Beautiful Tanjore Painting
This magnificent temple is known not only for its architectural grandeur and sculptural wealth but also for the beautiful tanjore paintings that adorn the walls of the circumambulatory passage around the sanctum. The earlier of these namely, the Chola period paintings might have been done soon after the construction of the temple in early 11th century CE.
However, by the 16th century, due to various deterioration-causing factors in the intervening five centuries, these Chola paintings might have undergone damage and portions of it might have been even lost.
It was the Nayakas who were ruling Thanjavur in the 16th century, after the fall of the Vijayanagar empire. They must have found the walls covered with these damaged paintings, with gaps in between, unsightly.(Besides, the concept of preserving old things, just as they were, was not prevalent at that time.) Therefore they had the entire painted surface re-plastered and got paintings done on this new plaster, in their own contemporary style. Thus, from the 16th century onwards, there were two layers of old tanjore paintings here, one superimposed over the other. This fact remained unknown to the outer world till modern times.

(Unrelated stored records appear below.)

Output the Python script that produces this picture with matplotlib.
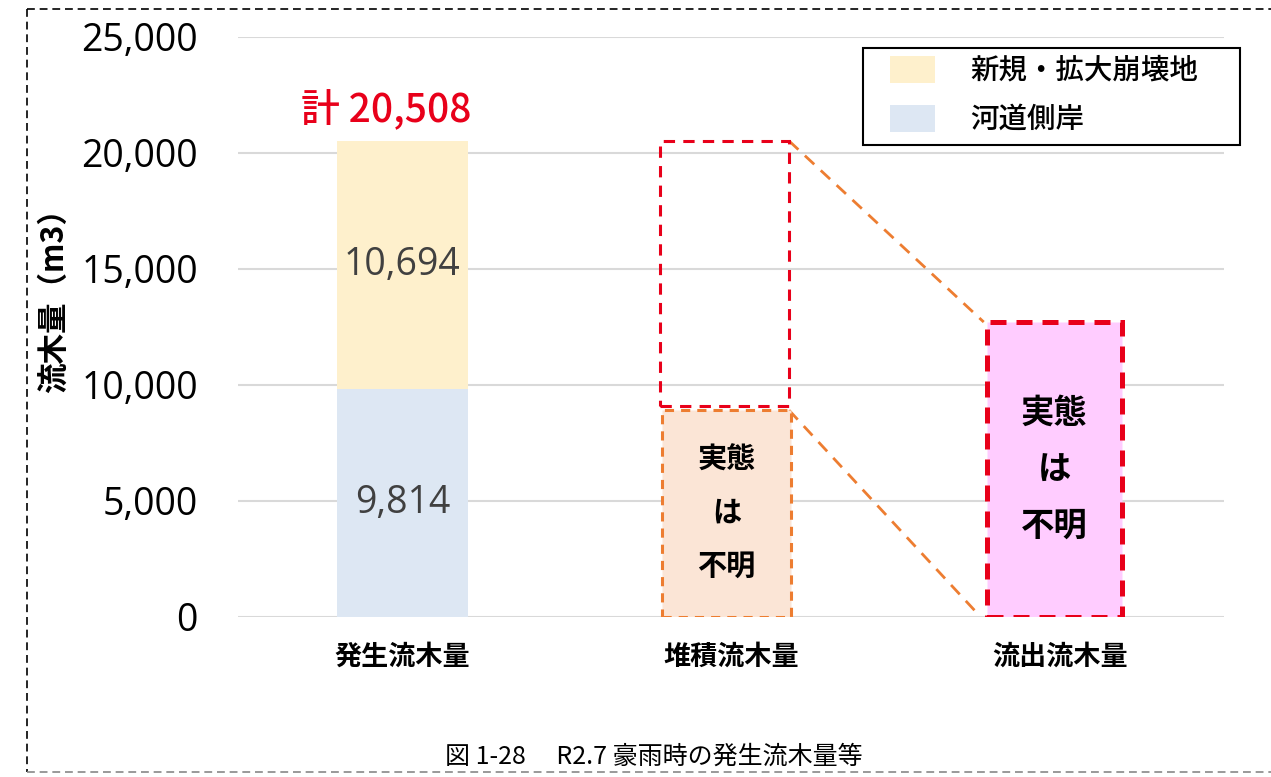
import matplotlib
matplotlib.use('Agg')

import matplotlib.pyplot as plt
from matplotlib.patches import Rectangle
from matplotlib.lines import Line2D

# CJK first, DejaVu as fallback
plt.rcParams['font.family'] = ['Noto Sans CJK JP', 'DejaVu Sans']

# 区分
categories = ['発生流木量', '堆積流木量', '流出流木量']
series_names = ['新規・拡大崩壊地', '河道側岸']

# 発生流木量の内訳 (m3)
new_collapse = 10694
river_bank = 9814
total = 20508

# 堆積・流出は実態不明のため概念的な枠のみ
deposit_gap_range = [9100, 20508]   # 赤破線の枠（下端, 上端）
deposit_box = 8900                  # 堆積流木量の枠
outflow_box = 12700                 # 流出流木量の枠

unknown_label = '実態\nは\n不明'
caption = '図 1-28　 R2.7 豪雨時の発生流木量等'

col_new = '#fef0cc'
col_bank = '#dde7f3'
col_deposit = '#fbe5d6'
col_outflow = '#ffccff'
red = '#e8001a'
orange = '#ed7d31'

W, H = 1271, 777
fig = plt.figure(figsize=(W / 100, H / 100), dpi=100)
ax = fig.add_axes([0.1873, 0.2063, 0.7757, 0.7465])

# 発生流木量（積み上げ）
x0, x1, x2 = 0, 0.98, 1.984
ax.bar(x0, river_bank, width=0.40, color=col_bank, zorder=2)
ax.bar(x0, new_collapse, bottom=river_bank, width=0.40, color=col_new, zorder=2)

ax.text(x0, river_bank / 2, f'{river_bank:,}', ha='center', va='center',
        fontsize=27, color='#404040', family='Open Sans', zorder=3)
ax.text(x0, river_bank + new_collapse / 2, f'{new_collapse:,}', ha='center', va='center',
        fontsize=27, color='#404040', family='Open Sans', zorder=3)
ax.annotate(f'計 {total:,}', xy=(x0, river_bank + new_collapse), xytext=(-12, 7),
            textcoords='offset points', ha='center', va='bottom',
            fontsize=28, color=red, fontweight='medium', zorder=3)

# 堆積流木量：赤破線の空枠 + オレンジ破線の枠
ax.bar(x1, deposit_gap_range[1] - deposit_gap_range[0], bottom=deposit_gap_range[0],
       width=0.393, fill=False, edgecolor=red, linewidth=2.2,
       linestyle=(0, (3.7, 2.7)), zorder=3)
ax.bar(x1 + 0.006, deposit_box, width=0.393, color=col_deposit, edgecolor=orange,
       linewidth=2.2, linestyle=(0, (3.0, 2.3)), zorder=3)
ax.text(x1 + 0.006, 4470, unknown_label, ha='center', va='center',
        fontsize=21, fontweight='bold', linespacing=1.95, zorder=4)

# 流出流木量
ax.bar(x2, outflow_box, width=0.41, color=col_outflow, edgecolor=red,
       linewidth=3.6, linestyle=(0, (3.2, 2.0)), zorder=3)
ax.text(x2, 6323, unknown_label, ha='center', va='center',
        fontsize=24, fontweight='bold', linespacing=1.9, zorder=4)

# 堆積→流出をつなぐ破線
xr = x1 + 0.393 / 2
xl = x2 - 0.41 / 2
ax.plot([xr, xl - 0.01], [deposit_gap_range[1], outflow_box], color=orange,
        linewidth=2.0, linestyle=(0, (4.6, 3.2)), zorder=2, clip_on=False)
ax.plot([xr, xl - 0.02], [deposit_box, 0], color=orange,
        linewidth=2.0, linestyle=(0, (4.6, 3.2)), zorder=2, clip_on=False)

# 軸
ax.set_xlim(-0.5, 2.5)
ax.set_ylim(0, 25000)
ax.set_yticks(range(0, 25001, 5000))
ax.set_yticklabels([f'{v:,}' for v in range(0, 25001, 5000)],
                   family='Open Sans', fontsize=27)
ax.set_xticks([0, 1, 2])
ax.set_xticklabels(categories, fontsize=19.5, fontweight='bold')
ax.tick_params(axis='y', length=0, pad=29)
ax.tick_params(axis='x', length=0, pad=19)
ax.yaxis.grid(True, color='#d9d9d9', linewidth=1.5)
ax.set_axisbelow(True)
for s in ax.spines.values():
    s.set_visible(False)

fig.text(0.0425, 1 - 293 / H, '流木量（m3）', rotation=90, ha='center', va='center',
         fontsize=22, fontweight='bold')

# 凡例（枠・色見本・文字をピクセル位置で配置）
def px(x, y):
    return x / W, 1 - y / H

fig.add_artist(Rectangle(px(863, 145), 377 / W, 97 / H, transform=fig.transFigure,
                         facecolor='white', edgecolor='black', linewidth=1.5))
for name, col, yc in zip(series_names, [col_new, col_bank], [70, 119]):
    fig.add_artist(Rectangle(px(890, yc + 13), 45 / W, 27 / H,
                             transform=fig.transFigure, facecolor=col, edgecolor='none'))
    fig.text(*px(970, yc), name, ha='left', va='center', fontsize=20.5,
             fontweight='medium')

# キャプション
fig.text(654 / W, 1 - 757 / H, caption, ha='center', va='center', fontsize=18)

# 外枠の破線
border = dict(color='black', linewidth=1.2, linestyle=(0, (4.7, 2.9)))
fig.add_artist(Line2D([0.0212, 0.0212], [1 - 9 / H, 1 - 772 / H], **border))
fig.add_artist(Line2D([0.0212, 1.0], [1 - 9 / H, 1 - 9 / H], **border))
fig.add_artist(Line2D([0.0212, 1.0], [1 - 772 / H, 1 - 772 / H],
                      color='#888888', linewidth=1.2, linestyle=(0, (4.7, 2.9))))

fig.savefig('out.png', dpi=100)
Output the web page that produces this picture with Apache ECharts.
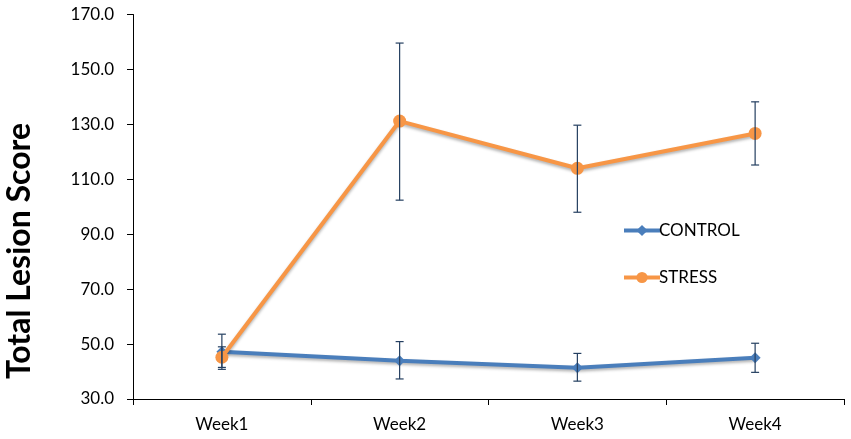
<!DOCTYPE html>
<html>
<head>
<meta charset="utf-8">
<script src="https://cdn.jsdelivr.net/npm/echarts@6/dist/echarts.min.js"></script>
<style>
	html, body { margin: 0; padding: 0; background: #fff; }
	#chart { width: 851px; height: 439px; }
</style>
</head>
<body>
<div id="chart"></div>
<script>
	var weeks = ['Week1', 'Week2', 'Week3', 'Week4'];
	var controlMean = [47.2, 43.9, 41.4, 45.0];
	var controlLow = [40.8, 37.3, 36.5, 39.7];
	var controlHigh = [53.6, 50.9, 46.6, 50.3];
	var stressMean = [45.2, 131.2, 114.0, 126.7];
	var stressLow = [41.5, 102.4, 98.0, 115.2];
	var stressHigh = [49.0, 159.6, 129.7, 138.2];
	var yTicks = [30, 50, 70, 90, 110, 130, 150, 170];

	var font = 'Lato';

	// error bars: [category index, low, high]
	function errData(low, high) {
		var out = [];
		for (var i = 0; i < low.length; i++) {
			out.push([i, low[i], high[i]]);
		}
		return out;
	}

	function renderErr(params, api) {
		var x = api.value(0);
		var lo = api.coord([x, api.value(1)]);
		var hi = api.coord([x, api.value(2)]);
		var cap = 4;
		var st = { stroke: '#243F60', lineWidth: 1.2 };
		return {
			type: 'group',
			children: [
				{ type: 'line', shape: { x1: lo[0], y1: lo[1], x2: hi[0], y2: hi[1] }, style: st },
				{ type: 'line', shape: { x1: lo[0] - cap, y1: lo[1], x2: lo[0] + cap, y2: lo[1] }, style: st },
				{ type: 'line', shape: { x1: hi[0] - cap, y1: hi[1], x2: hi[0] + cap, y2: hi[1] }, style: st }
			]
		};
	}

	var option = {
		backgroundColor: '#fff',
		animation: false,
		grid: { left: 133, right: 7, top: 14.5, bottom: 40 },
		legend: {
			data: ['CONTROL', 'STRESS'],
			orient: 'vertical',
			left: 617,
			top: 217,
			itemWidth: 36,
			itemHeight: 14,
			itemGap: 30,
			lineStyle: { width: 4 },
			textStyle: { fontFamily: font, fontSize: 17, color: '#000', padding: [0, 0, 0, -6] }
		},
		graphic: [{
			type: 'text',
			x: 20,
			y: 251,
			rotation: Math.PI / 2,
			style: {
				text: 'Total Lesion Score',
				fontFamily: font,
				fontWeight: 'bold',
				fontSize: 32,
				fill: '#000',
				textAlign: 'center',
				textVerticalAlign: 'middle'
			}
		}],
		xAxis: {
			type: 'category',
			data: weeks,
			boundaryGap: true,
			axisLine: { lineStyle: { color: '#000', width: 1 } },
			axisTick: { show: true, length: 6, lineStyle: { color: '#000' } },
			axisLabel: { fontFamily: font, fontSize: 17, color: '#000', margin: 17 }
		},
		yAxis: {
			type: 'value',
			min: yTicks[0],
			max: yTicks[yTicks.length - 1],
			interval: 20,
			axisLine: { show: true, lineStyle: { color: '#000', width: 1 } },
			axisTick: { show: true, length: 6, lineStyle: { color: '#000' } },
			splitLine: { show: false },
			axisLabel: {
				fontFamily: font, fontSize: 17, color: '#000', margin: 19,
				formatter: function (v) { return v.toFixed(1); }
			}
		},
		series: [{
			name: 'CONTROL',
			type: 'line',
			data: controlMean,
			symbol: 'diamond',
			symbolSize: 11,
			z: 3,
			itemStyle: { color: '#4A7EBB' },
			lineStyle: { color: '#4A7EBB', width: 4, shadowColor: 'rgba(0,0,0,0.3)', shadowBlur: 3, shadowOffsetY: 2 }
		}, {
			name: 'STRESS',
			type: 'line',
			data: stressMean,
			symbol: 'circle',
			symbolSize: 13,
			z: 4,
			itemStyle: { color: '#F79646' },
			lineStyle: { color: '#F79646', width: 4, shadowColor: 'rgba(0,0,0,0.3)', shadowBlur: 3, shadowOffsetY: 2 }
		}, {
			name: 'controlErr',
			type: 'custom',
			renderItem: renderErr,
			data: errData(controlLow, controlHigh),
			z: 5
		}, {
			name: 'stressErr',
			type: 'custom',
			renderItem: renderErr,
			data: errData(stressLow, stressHigh),
			z: 5
		}]
	};

	var eChart = echarts.init(document.getElementById('chart'));
	eChart.setOption(option);
</script>
</body>
</html>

Annamalai University Research
In 1935, Prof. Govindaswamy of the Annamalai University, who visited the temple with his students, discovered the presence of another layer underneath, due to a small portion of the Nayaka painting having fallen off. He rightly concluded that the lower layer must belong to the earlier Chola period and published his finding in a historical journal.
When the Archaeological Survey of India (ASI) took this temple under their protection in 1946, one of their first tasks was to bring to light the hidden Chola paintings, which were not only much older than the superimposed Nayaka paintings but seemed to be of a much higher artistic quality.
As per the know-how available at that time, it was thought that the only possible way to achieve this was to chip off the over-lying Nayaka layer, in other words to sacrifice the Nayaka paintings in order to expose the hidden Chola paintings. This was how the Chola paintings were revealed. With impeccable line drawing and a refined colour scheme, these Chola paintings are in the classical style, represented by Ajanta. The Nayaka paintings are in what may be called the folk style.
Chola Paintings – Historical Value
When I took charge of the Southern Region of the Chemistry Branch of ASI in 1975, I found that in some areas of the circumambulatory passage, the Chola paintings had not yet been exposed and the two layers, one over the other, were still there. However, I thought that the 400-year-old Nayaka paintings had their own historical value and should not be sacrificed.
I devised a special technique for separating the two layers, by detaching the Nayaka layer carefully in panels of suitable size, remounting the detached Nayaka painting on fibre-glass and preserving the exposed Chola painting in situ. This was the first time, anywhere in the world, that two layers of old tanjore paintings were successfully separated on this scale and both preserved. The work naturally received wide coverage in the national press — in dailies as well as journals. It also attracted international attention.